I came out with: 2 Apache blackberry plants, birdblock, a 90 degree pvc fitting, a big bag of potting soil mix, long zip ties, and a plastic shell mini-pond .
The pond was discounted to $10 and I could not resist it.
On Sunday, I hiked out to the recently burned area among the palms to install an ephemeral pond. Natural ephemeral ponds come and go with cycles of rain and drought. These essentially fishless ponds (the horror!) are important to amphibians for reproduction as a lack of fish predators increases the frog, toad, salamander clan's chances of survival.
Step One: I chose this spot as it had a nice mix of sun and shade. It is on the edge of the recently control-burned palm glade.
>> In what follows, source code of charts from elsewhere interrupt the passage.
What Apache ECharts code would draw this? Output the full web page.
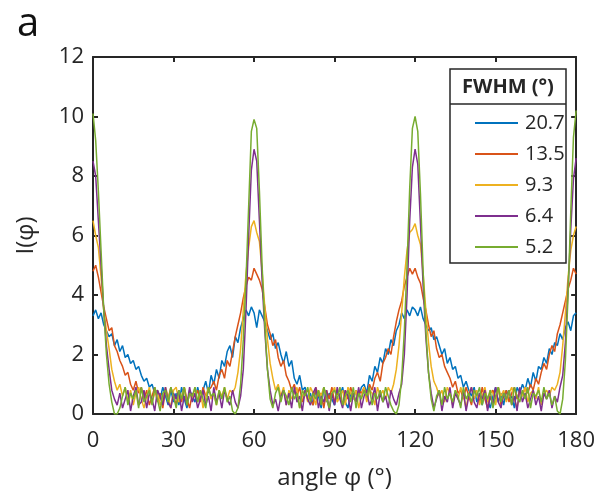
<!DOCTYPE html>
<html>
<head>
<meta charset="utf-8">
<script src="https://cdn.jsdelivr.net/npm/echarts@6/dist/echarts.min.js"></script>
<style>
  html, body { margin: 0; padding: 0; background: #fff; }
  #chart { width: 598px; height: 495px; }
</style>
</head>
<body>
<div id="chart"></div>
<script>
// Angular intensity profiles I(φ), sampled every 1° from 0° to 180°
const angleStep = 1;
const legendTitle = 'FWHM (°)';
const seriesNames = ['20.7', '13.5', '9.3', '6.4', '5.2'];
const seriesColors = ['#0072BD', '#D95319', '#EDB120', '#7E2F8E', '#77AC30'];
const xTicks = [0, 30, 60, 90, 120, 150, 180];
const yTicks = [0, 2, 4, 6, 8, 10, 12];

const fwhm207 = [
  3.3,3.5,3.2,3.4,3.0,2.8,2.6,2.7,2.3,2.5,
  2.1,2.3,1.9,2.0,1.7,1.8,1.5,1.6,1.3,1.1,
  1.2,0.9,1.0,0.7,0.8,0.5,0.9,0.6,0.3,0.8,
  0.4,0.7,0.3,0.9,0.5,0.2,0.8,0.6,0.4,0.9,
  0.5,0.8,1.1,0.7,1.3,1.0,1.5,1.2,1.8,1.6,
  2.1,2.3,1.9,2.6,2.4,2.9,3.2,3.5,3.3,3.6,
  3.4,2.9,3.5,3.3,3.1,2.8,2.5,2.7,2.2,2.4,
  2.0,1.7,2.1,1.6,1.8,1.2,1.0,1.3,0.8,0.9,
  0.5,0.7,0.3,0.8,0.6,0.2,0.9,0.4,0.7,0.5,
  0.3,0.8,0.6,0.9,0.4,0.2,0.7,0.5,0.8,0.6,
  0.9,1.0,0.7,1.3,1.1,1.6,1.4,1.9,1.7,2.2,
  2.0,2.5,2.3,2.8,3.0,3.4,3.2,3.5,3.3,3.6,
  3.5,3.3,3.6,3.2,3.0,2.8,2.9,2.5,2.6,2.3,
  2.0,2.2,1.7,1.9,1.5,1.6,1.2,1.3,0.9,1.1,
  0.8,0.6,0.9,0.4,0.7,0.3,0.8,0.5,0.2,0.6,
  0.9,0.4,0.7,0.3,0.8,0.5,0.6,0.2,0.9,0.7,
  1.0,0.8,1.2,0.9,1.4,1.1,1.6,1.5,1.9,1.7,
  2.2,2.0,2.4,2.3,2.7,2.5,2.9,3.1,2.8,3.3,
  3.4
];

const fwhm135 = [
  4.8,5.0,4.6,4.1,3.6,3.2,2.8,2.9,2.3,2.1,
  1.8,1.6,1.3,1.4,1.0,0.8,1.1,0.7,0.9,0.5,
  0.8,0.3,0.6,0.9,0.4,0.7,0.2,0.8,0.5,0.9,
  0.6,0.3,0.8,0.4,0.9,0.5,0.2,0.7,0.6,0.8,
  0.4,0.9,0.6,0.8,0.9,1.1,0.8,1.3,1.5,1.2,
  1.8,1.6,2.1,2.6,3.0,3.4,3.9,4.3,4.6,4.5,
  4.9,4.7,4.5,4.2,3.6,3.0,2.7,2.3,2.5,1.9,
  1.6,1.8,1.3,1.1,0.8,1.0,0.6,0.9,0.4,0.7,
  0.8,0.5,0.3,0.9,0.6,0.7,0.2,0.8,0.5,0.9,
  0.4,0.7,0.6,0.3,0.8,0.5,0.9,0.6,0.4,0.8,
  0.7,0.9,0.5,1.0,0.8,1.2,1.4,1.1,1.7,1.9,
  2.2,2.0,2.6,3.1,3.5,3.8,4.3,4.6,4.9,4.7,
  4.9,4.6,4.4,3.9,3.5,3.0,2.6,2.8,2.2,1.9,
  2.0,1.6,1.4,1.2,0.9,1.1,0.7,0.8,0.5,0.9,
  0.6,0.3,0.8,0.7,0.4,0.9,0.5,0.2,0.7,0.8,
  0.5,0.9,0.3,0.6,0.8,0.4,0.7,0.9,0.5,0.8,
  0.6,0.9,0.7,1.0,0.8,1.2,1.0,1.4,1.7,1.5,
  2.0,2.3,2.1,2.7,3.0,3.4,3.8,4.2,4.5,4.9,
  4.7
];

const fwhm93 = [
  6.5,6.0,5.6,4.6,3.5,2.8,2.2,1.5,1.1,0.8,
  1.0,0.6,0.9,0.4,0.8,0.3,0.7,0.9,0.5,0.2,
  0.6,0.9,0.4,0.7,0.8,0.3,0.5,0.9,0.6,0.2,
  0.8,0.9,0.4,0.6,0.9,0.3,0.7,0.5,0.9,0.4,
  0.8,0.2,0.6,0.9,0.5,0.7,0.3,0.8,0.6,0.9,
  0.5,0.8,0.7,0.9,1.4,2.2,3.5,4.7,5.6,6.3,
  6.5,6.1,5.8,4.8,3.6,2.5,1.7,1.2,0.8,1.0,
  0.6,0.9,0.3,0.8,0.5,0.7,0.9,0.2,0.6,0.8,
  0.4,0.9,0.7,0.3,0.8,0.6,0.9,0.5,0.2,0.7,
  0.9,0.4,0.6,0.8,0.3,0.9,0.7,0.5,0.8,0.2,
  0.6,0.9,0.4,0.8,0.7,0.3,0.9,0.6,0.8,0.5,
  0.9,0.7,1.0,1.5,2.3,3.4,4.6,5.5,6.1,6.2,
  6.4,6.0,5.7,4.7,3.5,2.4,1.6,1.1,0.9,0.6,
  0.8,0.4,0.9,0.7,0.3,0.8,0.5,0.9,0.6,0.2,
  0.7,0.9,0.5,0.8,0.3,0.6,0.9,0.4,0.8,0.7,
  0.3,0.9,0.6,0.8,0.4,0.7,0.9,0.5,0.2,0.8,
  0.6,0.9,0.4,0.7,0.8,0.5,0.9,0.3,0.7,0.8,
  0.6,0.9,0.8,1.0,1.4,2.3,3.4,4.6,5.5,6.0,
  6.3
];

const fwhm64 = [
  8.5,8.0,6.5,5.0,3.5,2.3,1.5,0.8,0.5,0.3,
  0.7,0.2,0.5,0.8,0.1,0.6,0.9,0.3,0.4,0.8,
  0.2,0.7,0.5,0.1,0.8,0.6,0.3,0.9,0.4,0.2,
  0.7,0.5,0.8,0.1,0.6,0.3,0.9,0.4,0.7,0.2,
  0.5,0.8,0.3,0.6,0.1,0.9,0.4,0.7,0.2,0.8,
  0.5,0.3,0.8,0.4,0.2,0.6,1.5,3.5,6.0,8.2,
  8.9,8.5,6.5,4.5,2.8,1.5,0.8,0.3,0.5,0.1,
  0.6,0.8,0.3,0.7,0.2,0.9,0.4,0.6,0.1,0.8,
  0.5,0.3,0.7,0.9,0.2,0.6,0.4,0.8,0.1,0.7,
  0.3,0.9,0.5,0.2,0.8,0.6,0.1,0.7,0.4,0.9,
  0.2,0.6,0.8,0.3,0.5,0.9,0.1,0.7,0.4,0.6,
  0.2,0.8,0.5,0.3,0.7,1.0,2.0,4.0,6.5,8.3,
  8.9,8.4,6.4,4.3,2.6,1.4,0.7,0.2,0.5,0.8,
  0.1,0.6,0.4,0.9,0.2,0.7,0.5,0.3,0.8,0.1,
  0.6,0.9,0.4,0.2,0.7,0.5,0.8,0.1,0.6,0.3,
  0.9,0.4,0.2,0.7,0.5,0.8,0.3,0.6,0.1,0.9,
  0.4,0.7,0.2,0.5,0.8,0.3,0.6,0.1,0.7,0.5,
  0.8,0.2,0.6,0.4,0.9,1.3,2.4,4.2,6.2,7.9,
  8.6
];

const fwhm52 = [
  10.1,9.2,7.5,5.5,3.5,2.0,1.0,0.4,0.0,0.0,
  0.2,0.6,0.9,0.3,0.7,0.5,0.8,0.2,0.9,0.4,
  0.6,0.8,0.3,0.9,0.5,0.1,0.7,0.8,0.4,0.9,
  0.6,0.2,0.8,0.5,0.9,0.3,0.7,0.6,0.9,0.4,
  0.8,0.5,0.2,0.9,0.6,0.7,0.3,0.8,0.5,0.9,
  0.4,0.6,0.1,0.0,0.2,1.0,2.5,4.5,7.0,9.5,
  9.9,9.6,7.5,5.0,3.0,1.5,0.5,0.2,0.7,0.9,
  0.4,0.8,0.6,0.3,0.9,0.5,0.7,0.2,0.8,0.6,
  0.9,0.4,0.7,0.5,0.8,0.3,0.9,0.6,0.2,0.7,
  0.8,0.5,0.9,0.3,0.6,0.8,0.4,0.9,0.2,0.7,
  0.5,0.8,0.6,0.9,0.3,0.7,0.5,0.8,0.4,0.9,
  0.6,0.3,0.1,0.0,0.3,1.2,2.8,5.0,7.6,9.6,
  10.0,9.5,7.4,4.8,2.8,1.4,0.5,0.1,0.6,0.8,
  0.3,0.9,0.5,0.7,0.4,0.8,0.6,0.2,0.9,0.5,
  0.7,0.4,0.8,0.6,0.9,0.3,0.7,0.5,0.8,0.2,
  0.6,0.9,0.4,0.7,0.5,0.8,0.3,0.9,0.6,0.4,
  0.8,0.5,0.9,0.2,0.7,0.6,0.8,0.4,0.9,0.5,
  0.7,0.3,0.6,0.1,0.0,0.5,1.8,4.0,6.8,9.3,
  10.2
];

const profiles = [fwhm207, fwhm135, fwhm93, fwhm64, fwhm52];

const textColor = '#262626';
const fontFamily = '"Open Sans", "Noto Sans", sans-serif';

const chart = echarts.init(document.getElementById('chart'), null, { renderer: 'canvas' });

const axisCommon = {
  type: 'value',
  axisLine: { show: true, onZero: false, lineStyle: { color: textColor, width: 2 } },
  axisTick: { show: true, inside: true, length: 5, lineStyle: { color: textColor, width: 2 } },
  splitLine: { show: false }
};

const seriesList = profiles.map((vals, k) => ({
  name: seriesNames[k],
  type: 'line',
  xAxisIndex: 0,
  yAxisIndex: 0,
  data: vals.map((v, i) => [i * angleStep, v]),
  symbol: 'none',
  lineStyle: { color: seriesColors[k], width: 1.5 },
  itemStyle: { color: seriesColors[k] },
  animation: false,
  silent: true
}));

chart.setOption({
  backgroundColor: '#fff',
  animation: false,
  grid: { left: 93, right: 19, top: 57, bottom: 80, containLabel: false },
  xAxis: [
    Object.assign({}, axisCommon, {
      position: 'bottom',
      min: xTicks[0], max: xTicks[xTicks.length - 1], interval: 30,
      axisLabel: { color: textColor, fontSize: 22, fontFamily: fontFamily, margin: 16 },
      name: 'angle φ (°)',
      nameLocation: 'middle',
      nameGap: 52,
      nameTextStyle: { color: textColor, fontSize: 24, fontFamily: fontFamily }
    }),
    Object.assign({}, axisCommon, {
      position: 'top',
      min: xTicks[0], max: xTicks[xTicks.length - 1], interval: 30,
      axisLabel: { show: false }
    })
  ],
  yAxis: [
    Object.assign({}, axisCommon, {
      position: 'left',
      min: yTicks[0], max: yTicks[yTicks.length - 1], interval: 2,
      axisLabel: { color: textColor, fontSize: 22, fontFamily: fontFamily, margin: 9 },
      name: 'I(φ)',
      nameLocation: 'middle',
      nameGap: 55,
      nameRotate: 90,
      nameTextStyle: { color: textColor, fontSize: 24, fontFamily: fontFamily }
    }),
    Object.assign({}, axisCommon, {
      position: 'right',
      min: yTicks[0], max: yTicks[yTicks.length - 1], interval: 2,
      axisLabel: { show: false }
    })
  ],
  legend: {
    orient: 'vertical',
    left: 470,
    top: 107,
    z: 20,
    icon: 'rect',
    itemWidth: 43,
    itemHeight: 2,
    itemGap: 9,
    textStyle: { color: textColor, fontSize: 20, fontFamily: fontFamily, lineHeight: 22, padding: [0, 0, 0, 2] },
    data: seriesNames,
    selectedMode: false
  },
  graphic: [
    {
      type: 'rect',
      shape: { x: 450, y: 69, width: 116, height: 194 },
      style: { fill: '#fff', stroke: textColor, lineWidth: 1.5 },
      z: 5
    },
    {
      type: 'line',
      shape: { x1: 450, y1: 104, x2: 566, y2: 104 },
      style: { stroke: textColor, lineWidth: 1.5 },
      z: 6
    },
    {
      type: 'text',
      x: 508, y: 87,
      style: {
        text: legendTitle,
        fill: textColor,
        font: 'bold 20px "Open Sans", "Noto Sans", sans-serif',
        align: 'center',
        verticalAlign: 'middle'
      },
      z: 6
    },
    {
      type: 'text',
      x: 17, y: 25,
      style: {
        text: 'a',
        fill: '#111',
        font: '40px "Open Sans", "Noto Sans", sans-serif',
        verticalAlign: 'middle'
      },
      z: 6
    }
  ],
  series: seriesList
});
</script>
</body>
</html>
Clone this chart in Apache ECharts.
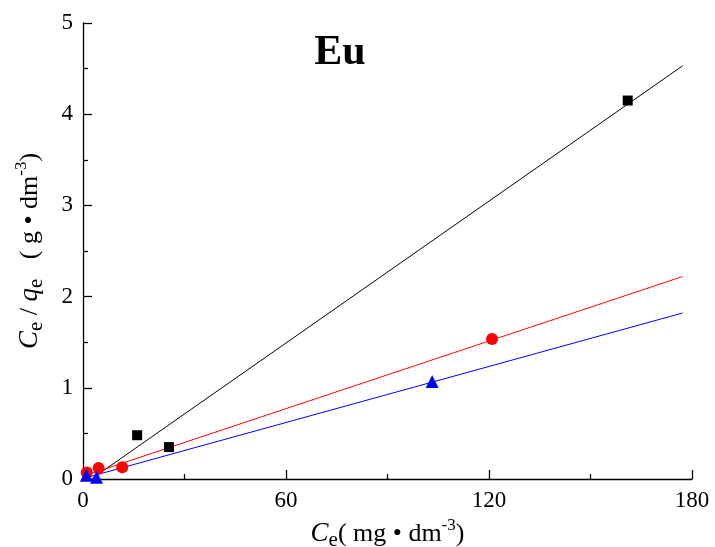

Step Two: The top soil here is a thick mat of leaf litter and tangled roots above what is essentially beach sand. I used the mattock to chop through the oak, palm, and smilax roots at the surface. I tossed roots out into the surrounding woods and began digging the pond hole.
Step Three: Excavating the hole for the pond shell. My cart has a mesh bottom so I cut a few green palm fronds with the machete to line the cart and hold the excavated sand.
Step Four: Almost done. Time to add the water. This was easy to do as I had about two hundred feet of hose extended down from the house due to last week's burning.
Step Five: I have the pond slightly tilted towards you so that overflow water pours out and around to the left ... your left, my right.
Step 6: After the pond overflow path was established, I excavated the low spot and planted some blue flag iris that I had in pots.
There's more to do.
I want to add some rocks and logs for critter shelter nearby. This being Florida, I will add about two male gambusia minnows just to keep the mosquito population down. They are small enough that their presence should not effect amphibian egg laying.
I will update you on this project as it progresses.